• **MATERIAL PROVIDED**

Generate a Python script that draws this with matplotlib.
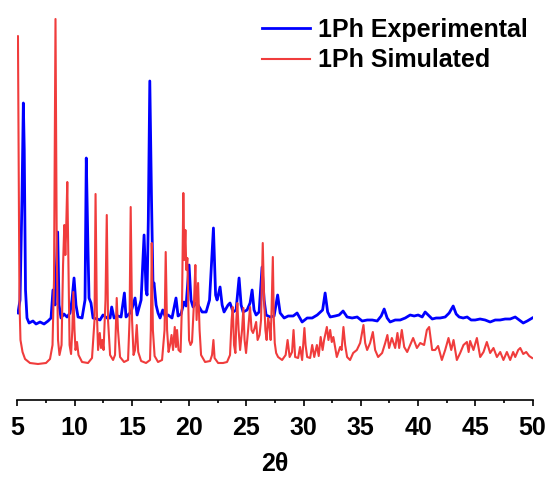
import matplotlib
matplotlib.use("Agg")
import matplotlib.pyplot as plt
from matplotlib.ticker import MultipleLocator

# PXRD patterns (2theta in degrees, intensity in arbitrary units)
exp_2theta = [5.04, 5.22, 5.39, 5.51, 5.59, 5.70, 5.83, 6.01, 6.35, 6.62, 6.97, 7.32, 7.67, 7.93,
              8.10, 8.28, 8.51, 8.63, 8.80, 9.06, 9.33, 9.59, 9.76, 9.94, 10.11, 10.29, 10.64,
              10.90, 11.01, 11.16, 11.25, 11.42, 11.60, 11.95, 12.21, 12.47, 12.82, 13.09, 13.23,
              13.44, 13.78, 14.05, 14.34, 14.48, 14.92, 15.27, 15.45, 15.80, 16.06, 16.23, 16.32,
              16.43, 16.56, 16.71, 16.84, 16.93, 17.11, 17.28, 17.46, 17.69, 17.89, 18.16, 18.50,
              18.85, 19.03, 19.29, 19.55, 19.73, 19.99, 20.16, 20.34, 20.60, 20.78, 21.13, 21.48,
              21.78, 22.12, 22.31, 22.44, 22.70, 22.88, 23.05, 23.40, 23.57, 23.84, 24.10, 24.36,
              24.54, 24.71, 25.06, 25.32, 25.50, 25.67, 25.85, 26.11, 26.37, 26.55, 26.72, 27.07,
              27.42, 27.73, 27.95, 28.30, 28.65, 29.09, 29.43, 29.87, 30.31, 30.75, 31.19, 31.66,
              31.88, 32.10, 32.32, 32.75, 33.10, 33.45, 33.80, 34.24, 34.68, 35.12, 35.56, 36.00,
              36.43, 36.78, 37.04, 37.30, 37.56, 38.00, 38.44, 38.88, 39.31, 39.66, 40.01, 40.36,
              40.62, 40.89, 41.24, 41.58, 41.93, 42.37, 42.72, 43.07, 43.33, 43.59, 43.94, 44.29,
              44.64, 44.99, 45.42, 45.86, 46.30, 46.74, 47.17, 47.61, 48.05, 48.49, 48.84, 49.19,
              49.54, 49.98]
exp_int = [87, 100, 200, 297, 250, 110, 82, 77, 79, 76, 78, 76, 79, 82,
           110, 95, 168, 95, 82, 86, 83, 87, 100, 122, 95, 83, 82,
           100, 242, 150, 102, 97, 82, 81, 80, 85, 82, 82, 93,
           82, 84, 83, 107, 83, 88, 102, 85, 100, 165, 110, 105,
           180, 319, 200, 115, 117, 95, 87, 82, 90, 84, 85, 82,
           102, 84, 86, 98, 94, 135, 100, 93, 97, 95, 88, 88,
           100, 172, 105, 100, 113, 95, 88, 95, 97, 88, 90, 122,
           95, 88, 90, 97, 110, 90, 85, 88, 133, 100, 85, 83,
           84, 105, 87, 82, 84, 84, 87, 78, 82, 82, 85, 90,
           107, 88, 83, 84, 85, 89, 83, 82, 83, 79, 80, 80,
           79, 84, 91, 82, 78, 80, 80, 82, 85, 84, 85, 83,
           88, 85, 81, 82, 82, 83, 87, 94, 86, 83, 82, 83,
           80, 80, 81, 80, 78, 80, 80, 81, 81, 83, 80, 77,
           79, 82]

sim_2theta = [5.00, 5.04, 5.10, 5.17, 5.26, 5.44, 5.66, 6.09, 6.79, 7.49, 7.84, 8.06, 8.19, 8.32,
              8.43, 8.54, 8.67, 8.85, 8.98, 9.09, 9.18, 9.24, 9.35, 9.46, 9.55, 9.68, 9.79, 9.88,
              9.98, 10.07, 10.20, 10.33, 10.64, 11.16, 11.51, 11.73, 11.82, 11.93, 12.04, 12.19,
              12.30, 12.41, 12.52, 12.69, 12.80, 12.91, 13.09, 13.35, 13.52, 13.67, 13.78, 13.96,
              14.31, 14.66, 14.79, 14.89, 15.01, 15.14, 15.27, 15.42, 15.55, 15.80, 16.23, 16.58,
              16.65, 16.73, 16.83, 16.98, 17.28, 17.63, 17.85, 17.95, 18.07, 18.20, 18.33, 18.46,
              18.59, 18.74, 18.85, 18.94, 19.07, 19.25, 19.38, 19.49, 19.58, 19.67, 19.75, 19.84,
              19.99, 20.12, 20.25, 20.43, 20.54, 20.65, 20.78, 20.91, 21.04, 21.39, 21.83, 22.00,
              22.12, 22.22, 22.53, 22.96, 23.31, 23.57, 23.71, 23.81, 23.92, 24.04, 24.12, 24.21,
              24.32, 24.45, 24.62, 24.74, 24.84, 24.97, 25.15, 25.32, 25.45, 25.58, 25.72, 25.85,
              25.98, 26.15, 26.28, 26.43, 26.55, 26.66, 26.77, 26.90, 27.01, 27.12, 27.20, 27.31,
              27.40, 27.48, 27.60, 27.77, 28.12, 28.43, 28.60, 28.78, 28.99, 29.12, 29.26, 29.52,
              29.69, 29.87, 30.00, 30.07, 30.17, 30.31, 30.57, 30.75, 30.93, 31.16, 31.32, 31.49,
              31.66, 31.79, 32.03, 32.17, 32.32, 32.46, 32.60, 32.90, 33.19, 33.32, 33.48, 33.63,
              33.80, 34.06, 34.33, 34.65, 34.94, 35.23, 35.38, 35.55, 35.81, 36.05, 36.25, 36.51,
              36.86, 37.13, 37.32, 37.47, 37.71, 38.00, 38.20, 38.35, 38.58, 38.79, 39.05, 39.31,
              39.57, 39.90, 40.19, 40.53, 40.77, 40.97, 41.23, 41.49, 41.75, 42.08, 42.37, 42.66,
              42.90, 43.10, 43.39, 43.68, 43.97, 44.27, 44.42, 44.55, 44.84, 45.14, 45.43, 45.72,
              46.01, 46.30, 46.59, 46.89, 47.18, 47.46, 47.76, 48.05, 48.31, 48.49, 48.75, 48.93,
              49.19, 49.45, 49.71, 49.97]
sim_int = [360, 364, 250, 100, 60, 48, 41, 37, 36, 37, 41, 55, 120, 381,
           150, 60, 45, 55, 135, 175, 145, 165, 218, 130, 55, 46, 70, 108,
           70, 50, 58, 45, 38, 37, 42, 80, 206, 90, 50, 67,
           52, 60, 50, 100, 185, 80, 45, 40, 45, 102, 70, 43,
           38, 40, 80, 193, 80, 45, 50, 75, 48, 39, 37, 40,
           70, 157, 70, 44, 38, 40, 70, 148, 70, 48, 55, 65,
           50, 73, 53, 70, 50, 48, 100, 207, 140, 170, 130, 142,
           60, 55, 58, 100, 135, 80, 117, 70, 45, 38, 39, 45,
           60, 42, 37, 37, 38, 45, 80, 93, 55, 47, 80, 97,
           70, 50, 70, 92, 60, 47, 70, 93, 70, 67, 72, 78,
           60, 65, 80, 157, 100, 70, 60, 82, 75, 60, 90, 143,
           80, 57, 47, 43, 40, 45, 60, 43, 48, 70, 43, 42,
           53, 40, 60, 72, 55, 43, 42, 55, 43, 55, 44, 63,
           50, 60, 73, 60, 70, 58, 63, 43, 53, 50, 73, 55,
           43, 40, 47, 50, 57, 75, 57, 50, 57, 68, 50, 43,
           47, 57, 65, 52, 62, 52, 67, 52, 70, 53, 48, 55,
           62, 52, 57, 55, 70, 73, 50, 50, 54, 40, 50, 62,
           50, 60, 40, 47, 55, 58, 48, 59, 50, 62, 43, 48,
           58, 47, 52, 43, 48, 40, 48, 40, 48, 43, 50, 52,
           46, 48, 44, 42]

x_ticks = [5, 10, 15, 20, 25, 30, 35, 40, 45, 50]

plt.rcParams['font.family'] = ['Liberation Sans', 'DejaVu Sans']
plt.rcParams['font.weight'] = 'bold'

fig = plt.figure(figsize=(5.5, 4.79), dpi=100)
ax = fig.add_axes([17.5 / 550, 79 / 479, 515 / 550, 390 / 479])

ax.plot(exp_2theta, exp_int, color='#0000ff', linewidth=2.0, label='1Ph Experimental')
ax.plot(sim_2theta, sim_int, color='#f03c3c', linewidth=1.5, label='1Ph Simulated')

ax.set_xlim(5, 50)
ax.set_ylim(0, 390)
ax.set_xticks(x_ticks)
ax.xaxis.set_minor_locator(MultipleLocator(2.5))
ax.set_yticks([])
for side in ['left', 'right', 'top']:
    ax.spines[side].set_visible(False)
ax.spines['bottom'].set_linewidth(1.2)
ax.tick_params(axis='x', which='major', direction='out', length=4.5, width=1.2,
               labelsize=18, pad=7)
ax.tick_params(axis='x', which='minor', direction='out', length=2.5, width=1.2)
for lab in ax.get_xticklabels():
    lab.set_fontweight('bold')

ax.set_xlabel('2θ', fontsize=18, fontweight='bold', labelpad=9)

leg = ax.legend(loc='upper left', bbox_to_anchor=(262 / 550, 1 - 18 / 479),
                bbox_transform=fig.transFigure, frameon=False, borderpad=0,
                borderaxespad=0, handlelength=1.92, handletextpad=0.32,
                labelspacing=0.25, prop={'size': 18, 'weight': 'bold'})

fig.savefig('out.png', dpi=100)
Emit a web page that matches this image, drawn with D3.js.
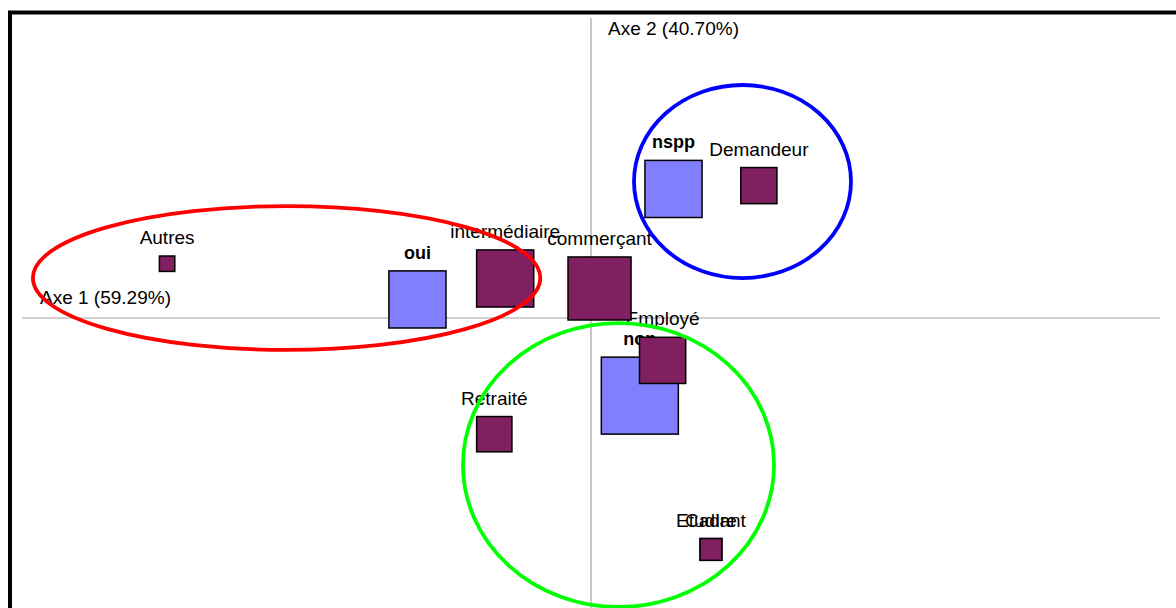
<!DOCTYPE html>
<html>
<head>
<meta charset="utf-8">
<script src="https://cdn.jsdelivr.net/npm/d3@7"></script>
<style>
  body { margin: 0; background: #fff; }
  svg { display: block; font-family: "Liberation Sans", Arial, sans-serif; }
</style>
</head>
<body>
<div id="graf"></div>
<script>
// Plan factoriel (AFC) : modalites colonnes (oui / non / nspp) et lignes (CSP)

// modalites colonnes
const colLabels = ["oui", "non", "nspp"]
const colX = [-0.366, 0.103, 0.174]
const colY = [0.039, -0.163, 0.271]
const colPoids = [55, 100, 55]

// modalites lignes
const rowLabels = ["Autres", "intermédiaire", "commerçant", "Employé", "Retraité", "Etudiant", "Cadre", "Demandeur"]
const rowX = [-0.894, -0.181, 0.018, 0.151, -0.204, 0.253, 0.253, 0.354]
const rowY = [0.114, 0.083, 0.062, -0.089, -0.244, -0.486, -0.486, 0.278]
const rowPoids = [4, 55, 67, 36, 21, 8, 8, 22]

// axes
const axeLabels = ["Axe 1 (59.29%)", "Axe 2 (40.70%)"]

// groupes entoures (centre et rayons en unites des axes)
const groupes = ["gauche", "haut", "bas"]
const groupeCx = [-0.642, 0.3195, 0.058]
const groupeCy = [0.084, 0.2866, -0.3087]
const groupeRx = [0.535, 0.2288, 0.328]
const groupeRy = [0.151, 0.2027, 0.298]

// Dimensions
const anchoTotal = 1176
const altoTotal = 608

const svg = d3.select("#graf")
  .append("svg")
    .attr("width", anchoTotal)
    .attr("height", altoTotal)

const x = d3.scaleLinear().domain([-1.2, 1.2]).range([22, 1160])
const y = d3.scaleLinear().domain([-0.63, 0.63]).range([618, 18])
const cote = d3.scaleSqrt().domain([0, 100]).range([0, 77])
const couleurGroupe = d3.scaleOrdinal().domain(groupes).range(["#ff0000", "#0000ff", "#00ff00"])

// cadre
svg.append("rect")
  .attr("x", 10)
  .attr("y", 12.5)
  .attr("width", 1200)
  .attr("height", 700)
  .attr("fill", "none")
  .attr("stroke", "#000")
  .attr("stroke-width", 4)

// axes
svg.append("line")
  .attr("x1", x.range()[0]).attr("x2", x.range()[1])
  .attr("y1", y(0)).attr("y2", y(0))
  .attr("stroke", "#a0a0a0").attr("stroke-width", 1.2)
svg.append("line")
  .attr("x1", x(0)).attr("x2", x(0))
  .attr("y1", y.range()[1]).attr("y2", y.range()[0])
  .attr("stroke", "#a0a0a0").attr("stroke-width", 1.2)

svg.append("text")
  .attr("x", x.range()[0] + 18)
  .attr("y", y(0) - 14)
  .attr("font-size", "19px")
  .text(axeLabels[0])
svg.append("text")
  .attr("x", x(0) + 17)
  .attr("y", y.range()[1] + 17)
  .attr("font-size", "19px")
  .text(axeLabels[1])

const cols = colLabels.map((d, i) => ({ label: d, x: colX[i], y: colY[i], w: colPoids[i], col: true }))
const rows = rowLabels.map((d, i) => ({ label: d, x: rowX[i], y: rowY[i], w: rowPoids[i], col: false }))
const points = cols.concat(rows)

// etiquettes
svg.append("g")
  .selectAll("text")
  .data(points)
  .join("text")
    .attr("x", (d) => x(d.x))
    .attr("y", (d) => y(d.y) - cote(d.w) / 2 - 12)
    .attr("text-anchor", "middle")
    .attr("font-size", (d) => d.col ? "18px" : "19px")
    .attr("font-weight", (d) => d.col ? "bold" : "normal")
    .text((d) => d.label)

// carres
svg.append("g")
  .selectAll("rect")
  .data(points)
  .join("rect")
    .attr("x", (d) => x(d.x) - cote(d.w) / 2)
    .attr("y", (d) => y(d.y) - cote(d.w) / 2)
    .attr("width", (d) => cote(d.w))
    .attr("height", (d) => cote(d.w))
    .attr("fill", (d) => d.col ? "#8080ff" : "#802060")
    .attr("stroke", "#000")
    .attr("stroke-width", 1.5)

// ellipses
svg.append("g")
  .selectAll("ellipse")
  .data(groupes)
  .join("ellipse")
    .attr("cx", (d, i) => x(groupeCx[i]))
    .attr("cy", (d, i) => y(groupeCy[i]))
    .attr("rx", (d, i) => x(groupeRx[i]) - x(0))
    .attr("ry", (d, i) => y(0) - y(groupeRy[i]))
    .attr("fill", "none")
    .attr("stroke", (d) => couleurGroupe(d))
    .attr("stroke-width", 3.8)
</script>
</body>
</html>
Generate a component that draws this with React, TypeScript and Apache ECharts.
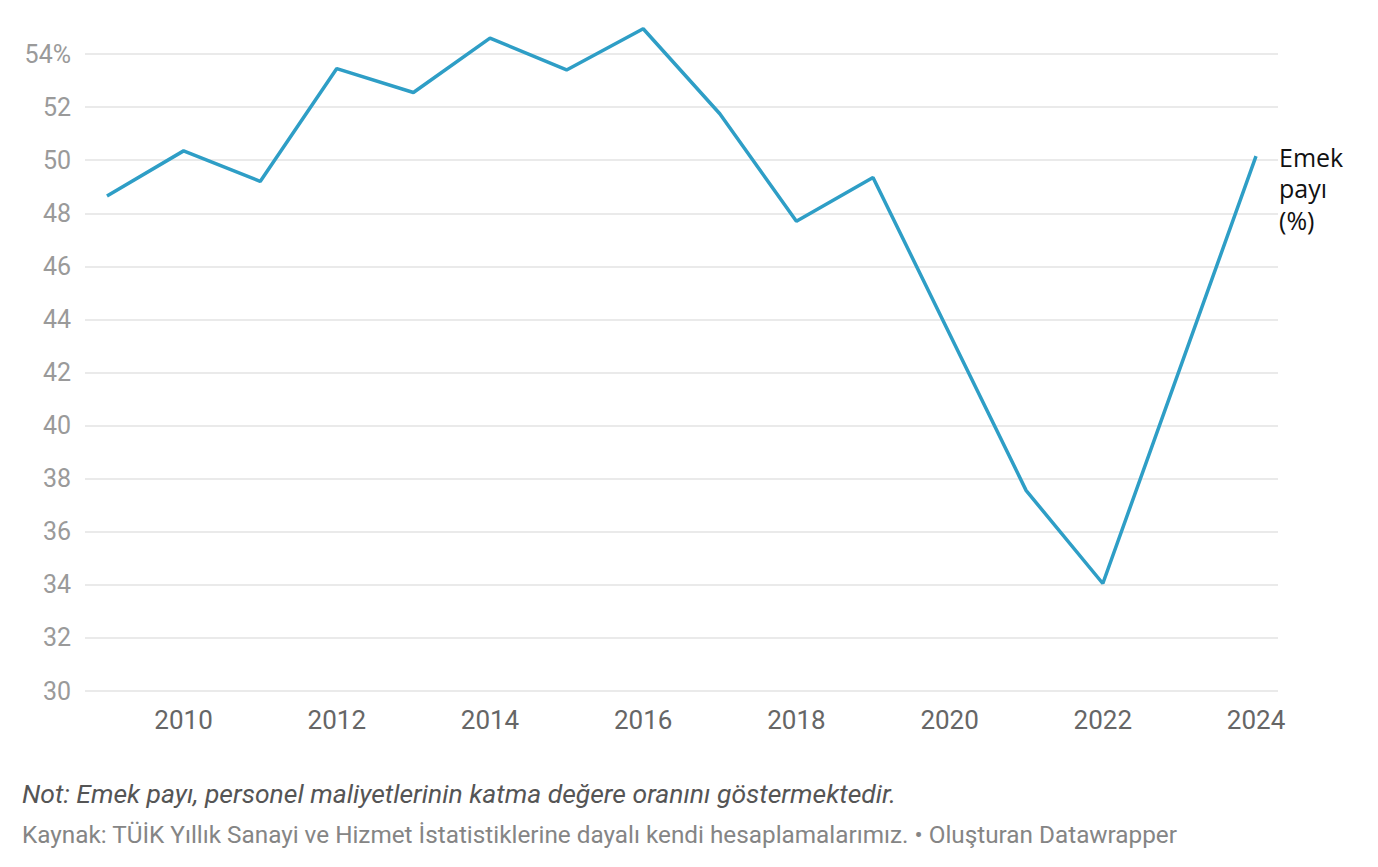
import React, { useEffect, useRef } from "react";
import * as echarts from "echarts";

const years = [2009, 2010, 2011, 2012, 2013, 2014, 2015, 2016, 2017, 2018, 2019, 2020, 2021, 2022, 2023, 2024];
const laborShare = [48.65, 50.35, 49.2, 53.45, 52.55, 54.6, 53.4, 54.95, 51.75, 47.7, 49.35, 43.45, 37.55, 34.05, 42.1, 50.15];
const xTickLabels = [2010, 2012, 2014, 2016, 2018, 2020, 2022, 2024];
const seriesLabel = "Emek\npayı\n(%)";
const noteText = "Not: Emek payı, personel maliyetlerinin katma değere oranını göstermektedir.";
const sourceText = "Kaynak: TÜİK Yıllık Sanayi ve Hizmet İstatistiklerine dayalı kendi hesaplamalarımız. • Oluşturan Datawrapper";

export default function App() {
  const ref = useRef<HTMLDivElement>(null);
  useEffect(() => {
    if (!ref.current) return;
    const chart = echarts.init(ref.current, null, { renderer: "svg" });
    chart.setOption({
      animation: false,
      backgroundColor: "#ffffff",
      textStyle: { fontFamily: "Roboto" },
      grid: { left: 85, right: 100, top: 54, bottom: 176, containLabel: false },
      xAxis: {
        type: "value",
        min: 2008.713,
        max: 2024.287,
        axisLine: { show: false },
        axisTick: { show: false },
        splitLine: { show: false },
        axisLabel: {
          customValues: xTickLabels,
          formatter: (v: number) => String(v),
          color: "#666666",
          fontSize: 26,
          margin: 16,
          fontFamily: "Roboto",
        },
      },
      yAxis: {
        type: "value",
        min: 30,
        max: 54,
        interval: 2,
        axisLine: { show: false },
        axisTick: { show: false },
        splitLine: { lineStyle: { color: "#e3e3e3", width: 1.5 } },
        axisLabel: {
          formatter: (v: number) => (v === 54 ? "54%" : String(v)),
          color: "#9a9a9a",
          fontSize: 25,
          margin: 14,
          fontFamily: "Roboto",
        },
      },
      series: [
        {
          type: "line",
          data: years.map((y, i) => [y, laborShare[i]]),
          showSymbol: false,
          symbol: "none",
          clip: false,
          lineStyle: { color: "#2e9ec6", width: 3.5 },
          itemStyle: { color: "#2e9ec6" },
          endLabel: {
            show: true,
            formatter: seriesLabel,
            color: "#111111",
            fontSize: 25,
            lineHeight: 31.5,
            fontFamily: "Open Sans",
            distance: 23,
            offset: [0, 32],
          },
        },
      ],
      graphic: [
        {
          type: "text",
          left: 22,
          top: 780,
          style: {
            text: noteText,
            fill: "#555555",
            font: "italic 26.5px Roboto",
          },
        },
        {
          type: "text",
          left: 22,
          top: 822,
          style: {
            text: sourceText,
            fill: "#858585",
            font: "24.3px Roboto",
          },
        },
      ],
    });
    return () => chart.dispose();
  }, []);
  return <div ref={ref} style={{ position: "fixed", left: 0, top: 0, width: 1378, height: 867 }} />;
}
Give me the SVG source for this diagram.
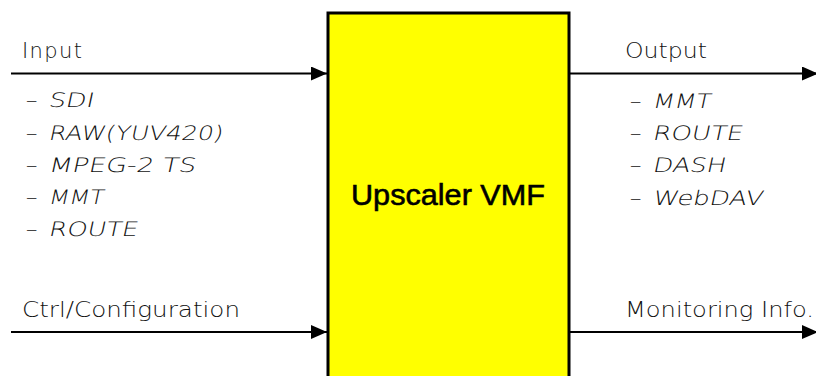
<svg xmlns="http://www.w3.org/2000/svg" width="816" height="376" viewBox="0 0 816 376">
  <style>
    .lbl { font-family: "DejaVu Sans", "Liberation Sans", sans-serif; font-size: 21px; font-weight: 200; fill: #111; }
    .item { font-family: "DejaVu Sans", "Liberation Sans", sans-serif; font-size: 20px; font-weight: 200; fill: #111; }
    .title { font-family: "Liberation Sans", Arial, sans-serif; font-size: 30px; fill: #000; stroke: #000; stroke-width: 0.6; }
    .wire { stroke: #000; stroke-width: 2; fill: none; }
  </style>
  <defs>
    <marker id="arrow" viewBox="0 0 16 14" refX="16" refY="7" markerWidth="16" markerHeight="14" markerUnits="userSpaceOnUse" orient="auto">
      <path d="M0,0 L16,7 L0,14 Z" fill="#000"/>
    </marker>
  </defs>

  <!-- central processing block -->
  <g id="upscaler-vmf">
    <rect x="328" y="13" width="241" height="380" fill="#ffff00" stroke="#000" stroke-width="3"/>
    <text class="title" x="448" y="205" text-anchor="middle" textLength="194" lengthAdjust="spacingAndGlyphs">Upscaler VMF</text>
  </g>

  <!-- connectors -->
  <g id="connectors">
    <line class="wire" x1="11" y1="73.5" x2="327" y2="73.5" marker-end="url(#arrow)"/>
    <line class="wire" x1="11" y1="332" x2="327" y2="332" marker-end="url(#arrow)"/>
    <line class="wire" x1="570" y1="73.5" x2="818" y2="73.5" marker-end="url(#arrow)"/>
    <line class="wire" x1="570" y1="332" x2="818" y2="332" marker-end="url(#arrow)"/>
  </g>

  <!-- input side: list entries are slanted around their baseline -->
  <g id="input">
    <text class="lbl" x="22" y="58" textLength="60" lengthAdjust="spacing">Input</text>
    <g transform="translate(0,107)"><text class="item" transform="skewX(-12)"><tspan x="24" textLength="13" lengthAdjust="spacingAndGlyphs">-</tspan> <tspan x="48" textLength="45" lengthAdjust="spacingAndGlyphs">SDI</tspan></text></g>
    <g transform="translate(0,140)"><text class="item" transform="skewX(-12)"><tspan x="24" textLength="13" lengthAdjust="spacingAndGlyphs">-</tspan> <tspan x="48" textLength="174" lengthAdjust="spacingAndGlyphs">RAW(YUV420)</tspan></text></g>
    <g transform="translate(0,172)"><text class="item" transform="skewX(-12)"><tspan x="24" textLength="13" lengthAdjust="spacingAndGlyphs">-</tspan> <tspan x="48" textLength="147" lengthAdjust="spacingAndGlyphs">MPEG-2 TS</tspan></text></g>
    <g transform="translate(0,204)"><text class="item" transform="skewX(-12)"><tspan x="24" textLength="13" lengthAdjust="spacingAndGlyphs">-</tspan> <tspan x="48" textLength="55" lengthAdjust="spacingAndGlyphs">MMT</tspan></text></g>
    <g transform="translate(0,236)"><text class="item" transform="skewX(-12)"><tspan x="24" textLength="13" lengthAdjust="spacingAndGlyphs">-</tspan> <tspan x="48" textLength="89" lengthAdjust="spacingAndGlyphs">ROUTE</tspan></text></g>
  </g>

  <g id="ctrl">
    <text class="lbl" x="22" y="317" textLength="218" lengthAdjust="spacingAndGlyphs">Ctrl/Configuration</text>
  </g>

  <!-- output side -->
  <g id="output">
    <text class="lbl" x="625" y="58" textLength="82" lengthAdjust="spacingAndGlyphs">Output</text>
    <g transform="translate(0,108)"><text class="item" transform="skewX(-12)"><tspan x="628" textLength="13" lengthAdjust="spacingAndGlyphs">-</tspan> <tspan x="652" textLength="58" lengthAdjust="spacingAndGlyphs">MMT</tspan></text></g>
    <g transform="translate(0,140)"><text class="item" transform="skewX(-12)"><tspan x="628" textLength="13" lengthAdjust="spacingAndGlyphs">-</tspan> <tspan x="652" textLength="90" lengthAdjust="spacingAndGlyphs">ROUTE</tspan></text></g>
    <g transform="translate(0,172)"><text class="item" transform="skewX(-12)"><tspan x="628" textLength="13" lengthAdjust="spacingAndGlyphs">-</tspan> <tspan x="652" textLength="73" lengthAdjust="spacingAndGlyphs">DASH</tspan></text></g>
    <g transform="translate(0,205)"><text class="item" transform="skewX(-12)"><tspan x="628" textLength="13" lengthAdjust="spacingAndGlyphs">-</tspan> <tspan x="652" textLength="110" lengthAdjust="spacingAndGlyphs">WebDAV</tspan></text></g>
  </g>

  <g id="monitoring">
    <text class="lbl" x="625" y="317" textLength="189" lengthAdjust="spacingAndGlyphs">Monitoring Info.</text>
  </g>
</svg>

• **WORK INSTRUCTIONS**
Look above for the line with "Emit a web page"; quote it and every line after it, stopping after the line with "const rowPoids = [4, 55, 67, 36, 21, 8, 8, 22]", exactly, with nothing added and without pictures.

• **EXERCISE ANSWER**
Emit a web page that matches this image, drawn with D3.js.
<!DOCTYPE html>
<html>
<head>
<meta charset="utf-8">
<script src="https://cdn.jsdelivr.net/npm/d3@7"></script>
<style>
  body { margin: 0; background: #fff; }
  svg { display: block; font-family: "Liberation Sans", Arial, sans-serif; }
</style>
</head>
<body>
<div id="graf"></div>
<script>
// Plan factoriel (AFC) : modalites colonnes (oui / non / nspp) et lignes (CSP)

// modalites colonnes
const colLabels = ["oui", "non", "nspp"]
const colX = [-0.366, 0.103, 0.174]
const colY = [0.039, -0.163, 0.271]
const colPoids = [55, 100, 55]

// modalites lignes
const rowLabels = ["Autres", "intermédiaire", "commerçant", "Employé", "Retraité", "Etudiant", "Cadre", "Demandeur"]
const rowX = [-0.894, -0.181, 0.018, 0.151, -0.204, 0.253, 0.253, 0.354]
const rowY = [0.114, 0.083, 0.062, -0.089, -0.244, -0.486, -0.486, 0.278]
const rowPoids = [4, 55, 67, 36, 21, 8, 8, 22]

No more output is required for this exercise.